Build your company’s ethics rating

Using ethical capital to improve your company’s ethics rating


Credit ratings fulfill an important role in evaluating the credit worthiness of businesses and governments. The rating is based on the rating agency's assessment of risk of the debtor's ability to pay back the debt and the likelihood of default. The value of a AAA investment grade rating is widely recognised, as is the negative impact when a rating is downgraded.

Similarly, an ethics rating can add significant value to enable investors and other stakeholders to assess an organisation's ethical risks and for organisations to get recognition when they have been operating ethically. An ethics rating also serves as a valuable tool to enable organisations to manage their ethics more effectively and in this way reduce ethical risks and maximise their ethical capital.

By way of an informal assessment of organisation's ethical status, I have asked audiences at various local conferences and workshops to identify just three companies operating in South Africa that have really distinguished themselves as being ethical. The very minimal number of companies identified is a telling sign – not that there are no ethical companies, but rather that very few organisations have been widely recognised for their sound ethical culture.

This represents a real waste of ethical capital. Seeing that organisations rarely waste other sources of capital, it is prudent that companies quantify their ethics to ensure they can leverage its inherent benefits.

An organisation should use its ethics rating to increase its reputation and to build its ethical capital with external stakeholders. For example, being able to increase the degree of trust between the company and its stakeholders would lead to many benefits, such as quicker, easier and more sustainable negotiations.

And, as credit ratings are intended to be comparable across different sectors and regions, so too can ethics ratings be used as a benchmark within industries, market sectors and regions.

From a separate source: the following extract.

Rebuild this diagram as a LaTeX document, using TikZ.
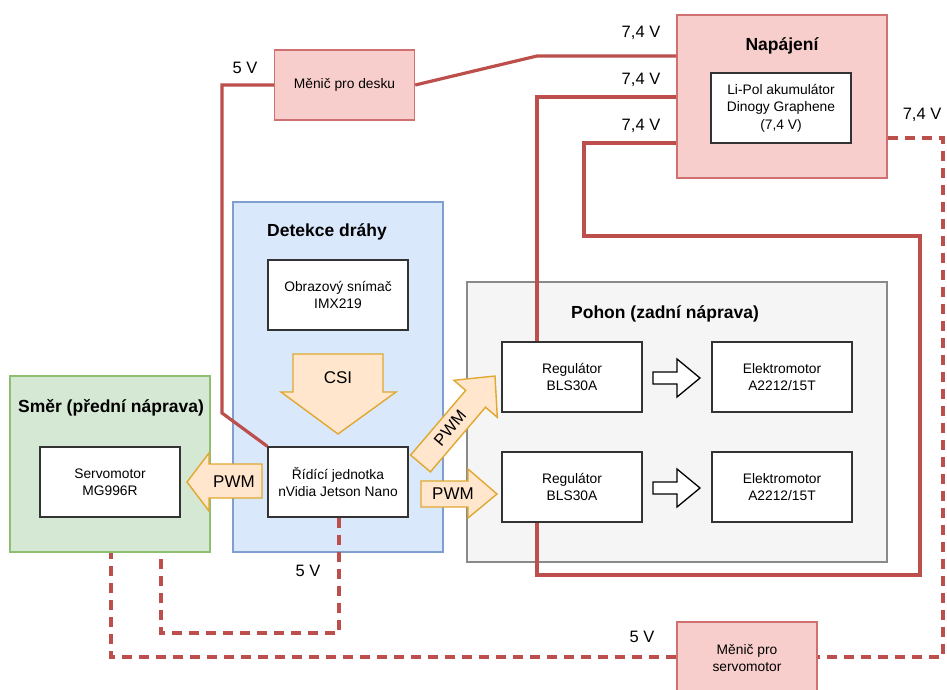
\documentclass[tikz,border=0pt]{standalone}
\usepackage{fontspec}
\setmainfont{Liberation Sans}
\definecolor{pinkF}{HTML}{F8CECC}
\definecolor{pinkD}{HTML}{D07070}
\definecolor{blueF}{HTML}{DAE8FC}
\definecolor{blueD}{HTML}{7E9FCF}
\definecolor{greenF}{HTML}{D5E8D4}
\definecolor{greenD}{HTML}{8CC070}
\definecolor{grayF}{HTML}{F5F5F5}
\definecolor{grayD}{HTML}{8A8A8A}
\definecolor{orF}{HTML}{FFE6CC}
\definecolor{orD}{HTML}{E0A830}
\definecolor{lineR}{HTML}{BC4F4B}
\definecolor{boxD}{HTML}{333333}
\newcommand\bxfont{\fontsize{13.8}{17.5}\selectfont}
\newcommand\ttlfont{\fontsize{17.5}{20}\selectfont\bfseries}
\newcommand\lblfont{\fontsize{16.5}{19}\selectfont}
\begin{document}
\begin{tikzpicture}[x=1pt,y=-1pt,
  grp/.style={line width=1.4pt, inner sep=0pt},
  pinkgrp/.style={grp, fill=pinkF, draw=pinkD},
  bluegrp/.style={grp, fill=blueF, draw=blueD},
  greengrp/.style={grp, fill=greenF, draw=greenD},
  graygrp/.style={grp, fill=grayF, draw=grayD},
  box/.style={draw=boxD, fill=white, line width=1.4pt, minimum width=140pt, minimum height=70pt, align=center, font=\bxfont, inner sep=0pt},
  pinkbox/.style={box, fill=pinkF, draw=pinkD},
  ttl/.style={font=\ttlfont, inner sep=0pt},
  lbl/.style={font=\lblfont, inner sep=0pt},
  pw/.style={draw=lineR, line width=3.2pt},
  pwd/.style={pw, dash pattern=on 10pt off 7pt},
  blk/.style={fill=orF, draw=orD, line width=1.4pt, line join=miter},
  wblk/.style={fill=white, draw=black, line width=1.3pt, line join=miter}]
\useasboundingbox (0,0) rectangle (947,689);
\clip (0,0) rectangle (947,689);
\fill[white] (0,0) rectangle (947,689);

% groups
\node[pinkgrp, minimum width=210pt, minimum height=163pt] (napajeni) at (782,96.5) {};
\node[bluegrp, minimum width=210pt, minimum height=350pt] (detekce) at (338,377) {};
\node[greengrp, minimum width=200pt, minimum height=176pt] (smer) at (110,464) {};
\node[graygrp, minimum width=420pt, minimum height=280pt] (pohon) at (677,422) {};

\node[ttl] (tNap) at (782,46) {Napájení};
\node[ttl] (tDet) at (327,232) {Detekce dráhy};
\node[ttl] (tSmer) at (111,408) {Směr (přední náprava)};
\node[ttl] (tPoh) at (665,314) {Pohon (zadní náprava)};

% bend coordinates
\coordinate (b1) at (537,56);
\coordinate (b2) at (537,97);
\coordinate (b3) at (584,143);
\coordinate (b4) at (584,236);
\coordinate (b5) at (920,236);
\coordinate (b6) at (920,575);
\coordinate (b7) at (537,575);
\coordinate (b8) at (222,85);
\coordinate (b9) at (222,413);
\coordinate (d1) at (943,138);
\coordinate (d2) at (943,657);
\coordinate (d3) at (111,657);
\coordinate (d4) at (339,633);
\coordinate (d5) at (161,633);

% boxes
\node[box] (lipol) at (781,108) {Li-Pol akumulátor\\Dinogy Graphene\\(7,4 V)};
\node[pinkbox] (menicDesk) at (344.5,85) {Měnič pro desku};
\node[box] (obraz) at (338,295) {Obrazový snímač\\IMX219};
\node[box] (ridici) at (338,482) {Řídící jednotka\\nVidia Jetson Nano};
\node[box] (servo) at (110,482) {Servomotor\\MG996R};
\node[box] (reg1) at (572,377) {Regulátor\\BLS30A};
\node[box] (reg2) at (572,487) {Regulátor\\BLS30A};
\node[box] (mot1) at (782,377) {Elektromotor\\A2212/15T};
\node[box] (mot2) at (782,487) {Elektromotor\\A2212/15T};
\node[pinkbox, minimum height=72pt] (menicServo) at (747,658) {Měnič pro\\servomotor};

% power lines
\draw[pw] (menicDesk.east) -- (b1) -- (napajeni.west |- b1);
\draw[pw] (napajeni.west |- b2) -- (b2) -- (reg1.north -| b2);
\draw[pw] (napajeni.west |- b3) -- (b3) -- (b4) -- (b5) -- (b6) -- (b7) -- (reg2.south -| b7);
\draw[pw] (menicDesk.west |- b8) -- (b8) -- (b9) -- (ridici.north west);
\draw[pwd] (napajeni.east |- d1) -- (d1) -- (d2) -- (menicServo.east |- d2);
\draw[pwd] (menicServo.west |- d3) -- (d3) -- (smer.south -| d3);
\draw[pwd] (ridici.south -| d4) -- (d4) -- (d5) -- (smer.south -| d5);

% voltage labels
\node[lbl] (v1) at (641,33) {7,4 V};
\node[lbl] (v2) at (641,80) {7,4 V};
\node[lbl] (v3) at (641,126) {7,4 V};
\node[lbl] (v4) at (922,115) {7,4 V};
\node[lbl] (v5) at (245,68) {5 V};
\node[lbl] (v6) at (308,571) {5 V};
\node[lbl] (v7) at (642,637) {5 V};

% block arrows
\draw[blk] (293,354) -- (383,354) -- (383,392) -- (396,392) -- (338,434) -- (281,392) -- (293,392) -- cycle;
\node[lbl, font=\fontsize{17}{20}\selectfont] (csi) at (338,378) {CSI};
\draw[blk] (262,464) -- (262,498) -- (209,498) -- (209,511) -- (187,482) -- (209,453) -- (209,464) -- cycle;
\node[lbl, font=\fontsize{17}{20}\selectfont] (pwm1) at (234,482) {PWM};
\draw[blk] (421,481) -- (468,481) -- (468,469) -- (497,494) -- (468,518) -- (468,507) -- (421,507) -- cycle;
\node[lbl, font=\fontsize{17}{20}\selectfont] (pwm2) at (453,494) {PWM};
\draw[blk] (410.6,455.1) -- (465.7,390.4) -- (453.9,380.3) -- (495,376) -- (497.3,417.3) -- (485.5,407.2) -- (430.4,471.9) -- cycle;
\node[lbl, font=\fontsize{16.5}{19}\selectfont, rotate=49.6] (pwm3) at (450,428) {PWM};

% white arrows
\draw[wblk] (653,372) -- (677,372) -- (677,359) -- (700,378) -- (677,397) -- (677,384) -- (653,384) -- cycle;
\draw[wblk] (653,482) -- (677,482) -- (677,469) -- (700,488) -- (677,507) -- (677,494) -- (653,494) -- cycle;
\end{tikzpicture}
\end{document}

Ethics ratings are ideally assessed on two key ethical concepts:

  • behavior, which can range from very ethical to extremely unethical; and
  • ethical boundary, which assesses the degree of inclusion or exclusion relative to stakeholders and the extent to which the organisation follows a triple bottom line approach.

As high credit rating are valued, so too should organisations aspire to an AAA ethics rating. To realise and retain this level of ethics rating necessitates on-going commitment from leadership to a sound ethical culture. Ethics also need to be clearly identified as a high priority organisational goal and included as a core feature of the organisation's strategy. In the absence of this support, the pursuit of ethics risks being overtaken by operational targets.

AAA, AA and A ethics rating

The best ethics rating is a AAA rating, which reflects the highest levels of ethical behaviour and ethical maturity and a very inclusive ethical boundary relative to stakeholders and social and environmental issues.

The rating declines to AA when ethical maturity declines and ethical behaviour is more a function of compliance with rules and regulations, or when the degree of inclusiveness of the organisation's ethical boundary decreases relative to its stakeholders or the triple bottom line.

A ethics rating

An A rating illustrates a situation where both ethical behaviour is at lower levels because it is largely compliance driven, and where the inclusiveness of the organisation's ethical boundary is not seen to fully encompass its stakeholders or its social and environmental responsibilities.

B ethics rating

While this indicates ethical behaviour, the ethical boundary falls within the exclusive zone which shows that ethics is practised primarily with reference to the organisation's own interests (such as economic goals), excluding the interests of all or most other stakeholders or a triple bottom line. Although, strictly speaking, this represents an ethical status, prioritising profits and self-interest is increasingly being considered unacceptable in the face of the on-going importance accorded to the interests of other affected parties and environmental concerns.

C ethics rating

This rating indicates unethical behaviour, but with an inclusive ethical boundary. This depicts an unusual situation that rarely occurs, in which the benefits of unethical conduct are not purely for self-gain, but are shared with others. A popular example of this is Robin Hood, who stole from the rich and gave to the poor.

D ethics rating

This is the worst ethical rating. It represents both unethical behaviour and an exclusive ethical boundary, where the misconduct is purely for self-gain, to the exclusion of the interests of others or the impact of such misconduct on other stakeholders, affected communities or the environment.